Without including the pictures, copy out every line below.

╔══

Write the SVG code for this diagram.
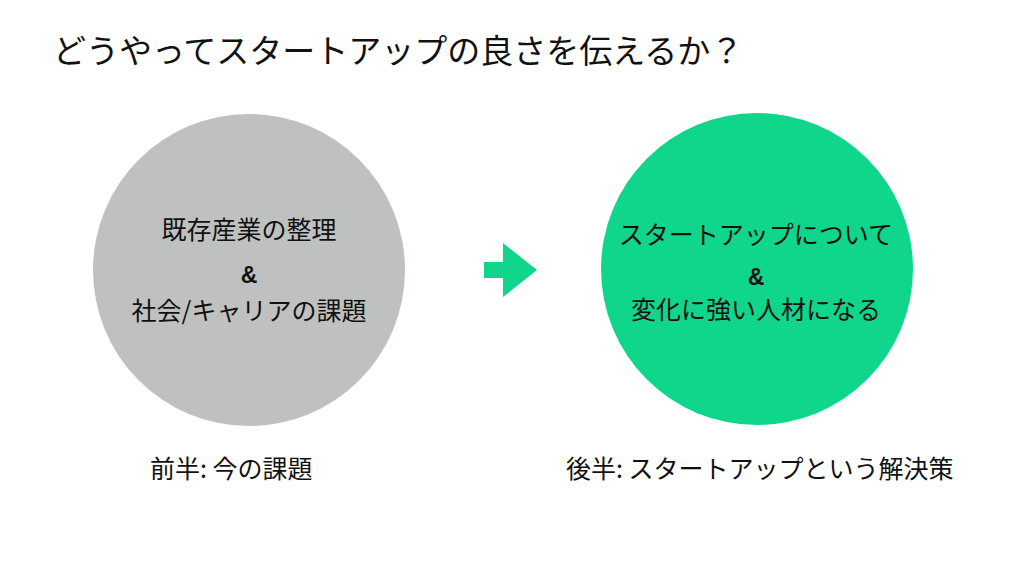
<svg xmlns="http://www.w3.org/2000/svg" width="1024" height="576" viewBox="0 0 1024 576">
<style>
text{font-family:"Noto Sans CJK JP","Noto Sans",sans-serif;fill:#111;}
.t{font-size:33px;}
.c{font-size:25px;text-anchor:middle;}
.amp{font-size:23px;font-weight:bold;text-anchor:middle;font-family:"Liberation Sans",Arial,sans-serif;}
.b{font-size:25px;}
</style>
<rect width="1024" height="576" fill="#fff"/>
<text class="t" x="53" y="63">どうやってスタートアップの良さを伝えるか？</text>
<g id="node-now">
<circle cx="249" cy="270" r="156" fill="#bfc1c0"/>
<text class="c" x="249" y="239">既存産業の整理</text>
<text class="amp" x="249" y="283">&amp;</text>
<text class="c" x="249" y="320">社会/キャリアの課題</text>
</g>
<g id="node-startup">
<circle cx="757" cy="269" r="156" fill="#10d68c"/>
<text class="c" x="756" y="244">スタートアップについて</text>
<text class="amp" x="756" y="285">&amp;</text>
<text class="c" x="756" y="319">変化に強い人材になる</text>
</g>
<g id="connectors">
<polygon points="484,262 503,262 503,243 537,270 503,297 503,278 484,278" fill="#10d68c"/>
</g>
<g id="labels">
<text class="b" x="150" y="478">前半: 今の課題</text>
<text class="b" x="566" y="478">後半: スタートアップという解決策</text>
</g>
</svg>
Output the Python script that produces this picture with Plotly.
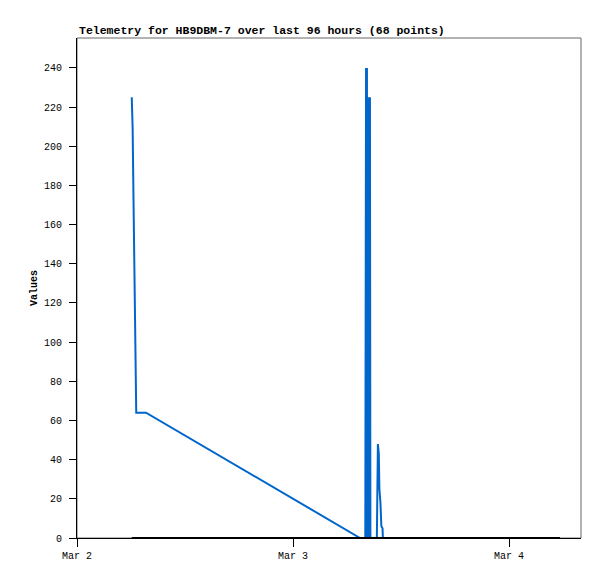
import plotly.graph_objects as go

# Blue channel
blue_times = [
    "2024-03-02 06:05", "2024-03-02 06:11", "2024-03-02 06:16", "2024-03-02 06:20",
    "2024-03-02 06:25", "2024-03-02 06:30", "2024-03-02 06:35", "2024-03-02 07:40",
    "2024-03-03 07:27",
    "2024-03-03 08:02", "2024-03-03 08:03", "2024-03-03 08:04", "2024-03-03 08:05",
    "2024-03-03 08:06", "2024-03-03 08:07", "2024-03-03 08:08", "2024-03-03 08:09",
    "2024-03-03 08:10", "2024-03-03 08:11", "2024-03-03 08:12", "2024-03-03 08:13",
    "2024-03-03 08:14", "2024-03-03 08:15", "2024-03-03 08:16", "2024-03-03 08:17",
    "2024-03-03 08:18", "2024-03-03 08:19", "2024-03-03 08:20", "2024-03-03 08:21",
    "2024-03-03 08:22", "2024-03-03 08:23", "2024-03-03 08:24", "2024-03-03 08:25",
    "2024-03-03 08:26", "2024-03-03 08:27", "2024-03-03 08:28", "2024-03-03 08:29",
    "2024-03-03 08:30", "2024-03-03 08:31", "2024-03-03 08:32", "2024-03-03 08:33",
    "2024-03-03 08:34", "2024-03-03 08:35", "2024-03-03 08:36",
    "2024-03-03 09:19", "2024-03-03 09:21", "2024-03-03 09:26", "2024-03-03 09:32",
    "2024-03-03 09:36", "2024-03-03 09:43", "2024-03-03 09:49", "2024-03-03 09:57",
    "2024-03-03 09:59", "2024-03-04 05:40",
]
blue_values = [
    225, 209, 177, 145,
    113, 81, 64, 64,
    0,
    0, 240, 0, 240, 0, 240, 0, 240, 0, 240, 0, 240,
    0, 225, 0, 225, 0, 225, 0, 225, 0, 225, 0, 225,
    0, 225, 0, 225, 0, 225, 0, 225, 0, 169, 0,
    0, 24, 48, 43,
    25, 18, 6, 5,
    0, 0,
]

# Black channel (flat zero)
black_times = ["2024-03-02 06:05", "2024-03-04 05:40"]
black_values = [0, 0]

title_text = "Telemetry for HB9DBM-7 over last 96 hours (68 points)"
y_ticks = list(range(0, 241, 20))

FONT = "Liberation Mono"

fig = go.Figure()
fig.add_trace(go.Scatter(x=blue_times, y=blue_values, mode="lines",
                         line=dict(color="#0066cc", width=2), showlegend=False))
fig.add_trace(go.Scatter(x=black_times, y=black_values, mode="lines",
                         line=dict(color="#000000", width=2), showlegend=False))

# page has an 8px body margin, so the figure is sized/offset to compensate
fig.update_layout(
    width=589, height=571,
    margin=dict(l=69, r=16, t=30, b=41),
    paper_bgcolor="white", plot_bgcolor="white",
    font=dict(family=FONT, size=10, color="black"),
    showlegend=False,
    shapes=[dict(type="rect", xref="paper", yref="paper", x0=0, y0=0, x1=1, y1=1,
                 line=dict(color="#666666", width=1), layer="below")],
    annotations=[dict(text="<b>" + title_text + "</b>", xref="paper", yref="paper",
                      x=0, y=1, xanchor="left", yanchor="bottom", yshift=-1,
                      showarrow=False, font=dict(family=FONT, size=11.5, color="black"))],
)
fig.update_xaxes(
    range=["2024-03-02 00:00", "2024-03-04 08:00"],
    type="date", tickformat="%b %-d", dtick=86400000, tick0="2024-03-02",
    showgrid=False, zeroline=False,
    showline=True, linecolor="black", linewidth=1,
    ticks="outside", ticklen=8, tickcolor="black",
    tickfont=dict(family=FONT, size=10),
)
fig.update_yaxes(
    range=[0, 255.3], tickvals=y_ticks,
    showgrid=False, zeroline=False,
    showline=True, linecolor="black", linewidth=1,
    ticks="outside", ticklen=7, tickcolor="black", ticklabelstandoff=5,
    tickfont=dict(family=FONT, size=10),
    title=dict(text="<b>Values</b>", font=dict(family=FONT, size=10), standoff=4),
)

fig.write_html("out.html")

╚══

◆ EXERCISE RESPONSE
Write the SVG code for this diagram.
<svg xmlns="http://www.w3.org/2000/svg" width="1024" height="576" viewBox="0 0 1024 576">
<style>
text{font-family:"Noto Sans CJK JP","Noto Sans",sans-serif;fill:#111;}
.t{font-size:33px;}
.c{font-size:25px;text-anchor:middle;}
.amp{font-size:23px;font-weight:bold;text-anchor:middle;font-family:"Liberation Sans",Arial,sans-serif;}
.b{font-size:25px;}
</style>
<rect width="1024" height="576" fill="#fff"/>
<text class="t" x="53" y="63">どうやってスタートアップの良さを伝えるか？</text>
<g id="node-now">
<circle cx="249" cy="270" r="156" fill="#bfc1c0"/>
<text class="c" x="249" y="239">既存産業の整理</text>
<text class="amp" x="249" y="283">&amp;</text>
<text class="c" x="249" y="320">社会/キャリアの課題</text>
</g>
<g id="node-startup">
<circle cx="757" cy="269" r="156" fill="#10d68c"/>
<text class="c" x="756" y="244">スタートアップについて</text>
<text class="amp" x="756" y="285">&amp;</text>
<text class="c" x="756" y="319">変化に強い人材になる</text>
</g>
<g id="connectors">
<polygon points="484,262 503,262 503,243 537,270 503,297 503,278 484,278" fill="#10d68c"/>
</g>
<g id="labels">
<text class="b" x="150" y="478">前半: 今の課題</text>
<text class="b" x="566" y="478">後半: スタートアップという解決策</text>
</g>
</svg>
Output the Python script that produces this picture with Plotly.
import plotly.graph_objects as go

# Blue channel
blue_times = [
    "2024-03-02 06:05", "2024-03-02 06:11", "2024-03-02 06:16", "2024-03-02 06:20",
    "2024-03-02 06:25", "2024-03-02 06:30", "2024-03-02 06:35", "2024-03-02 07:40",
    "2024-03-03 07:27",
    "2024-03-03 08:02", "2024-03-03 08:03", "2024-03-03 08:04", "2024-03-03 08:05",
    "2024-03-03 08:06", "2024-03-03 08:07", "2024-03-03 08:08", "2024-03-03 08:09",
    "2024-03-03 08:10", "2024-03-03 08:11", "2024-03-03 08:12", "2024-03-03 08:13",
    "2024-03-03 08:14", "2024-03-03 08:15", "2024-03-03 08:16", "2024-03-03 08:17",
    "2024-03-03 08:18", "2024-03-03 08:19", "2024-03-03 08:20", "2024-03-03 08:21",
    "2024-03-03 08:22", "2024-03-03 08:23", "2024-03-03 08:24", "2024-03-03 08:25",
    "2024-03-03 08:26", "2024-03-03 08:27", "2024-03-03 08:28", "2024-03-03 08:29",
    "2024-03-03 08:30", "2024-03-03 08:31", "2024-03-03 08:32", "2024-03-03 08:33",
    "2024-03-03 08:34", "2024-03-03 08:35", "2024-03-03 08:36",
    "2024-03-03 09:19", "2024-03-03 09:21", "2024-03-03 09:26", "2024-03-03 09:32",
    "2024-03-03 09:36", "2024-03-03 09:43", "2024-03-03 09:49", "2024-03-03 09:57",
    "2024-03-03 09:59", "2024-03-04 05:40",
]
blue_values = [
    225, 209, 177, 145,
    113, 81, 64, 64,
    0,
    0, 240, 0, 240, 0, 240, 0, 240, 0, 240, 0, 240,
    0, 225, 0, 225, 0, 225, 0, 225, 0, 225, 0, 225,
    0, 225, 0, 225, 0, 225, 0, 225, 0, 169, 0,
    0, 24, 48, 43,
    25, 18, 6, 5,
    0, 0,
]

# Black channel (flat zero)
black_times = ["2024-03-02 06:05", "2024-03-04 05:40"]
black_values = [0, 0]

title_text = "Telemetry for HB9DBM-7 over last 96 hours (68 points)"
y_ticks = list(range(0, 241, 20))

FONT = "Liberation Mono"

fig = go.Figure()
fig.add_trace(go.Scatter(x=blue_times, y=blue_values, mode="lines",
                         line=dict(color="#0066cc", width=2), showlegend=False))
fig.add_trace(go.Scatter(x=black_times, y=black_values, mode="lines",
                         line=dict(color="#000000", width=2), showlegend=False))

# page has an 8px body margin, so the figure is sized/offset to compensate
fig.update_layout(
    width=589, height=571,
    margin=dict(l=69, r=16, t=30, b=41),
    paper_bgcolor="white", plot_bgcolor="white",
    font=dict(family=FONT, size=10, color="black"),
    showlegend=False,
    shapes=[dict(type="rect", xref="paper", yref="paper", x0=0, y0=0, x1=1, y1=1,
                 line=dict(color="#666666", width=1), layer="below")],
    annotations=[dict(text="<b>" + title_text + "</b>", xref="paper", yref="paper",
                      x=0, y=1, xanchor="left", yanchor="bottom", yshift=-1,
                      showarrow=False, font=dict(family=FONT, size=11.5, color="black"))],
)
fig.update_xaxes(
    range=["2024-03-02 00:00", "2024-03-04 08:00"],
    type="date", tickformat="%b %-d", dtick=86400000, tick0="2024-03-02",
    showgrid=False, zeroline=False,
    showline=True, linecolor="black", linewidth=1,
    ticks="outside", ticklen=8, tickcolor="black",
    tickfont=dict(family=FONT, size=10),
)
fig.update_yaxes(
    range=[0, 255.3], tickvals=y_ticks,
    showgrid=False, zeroline=False,
    showline=True, linecolor="black", linewidth=1,
    ticks="outside", ticklen=7, tickcolor="black", ticklabelstandoff=5,
    tickfont=dict(family=FONT, size=10),
    title=dict(text="<b>Values</b>", font=dict(family=FONT, size=10), standoff=4),
)

fig.write_html("out.html")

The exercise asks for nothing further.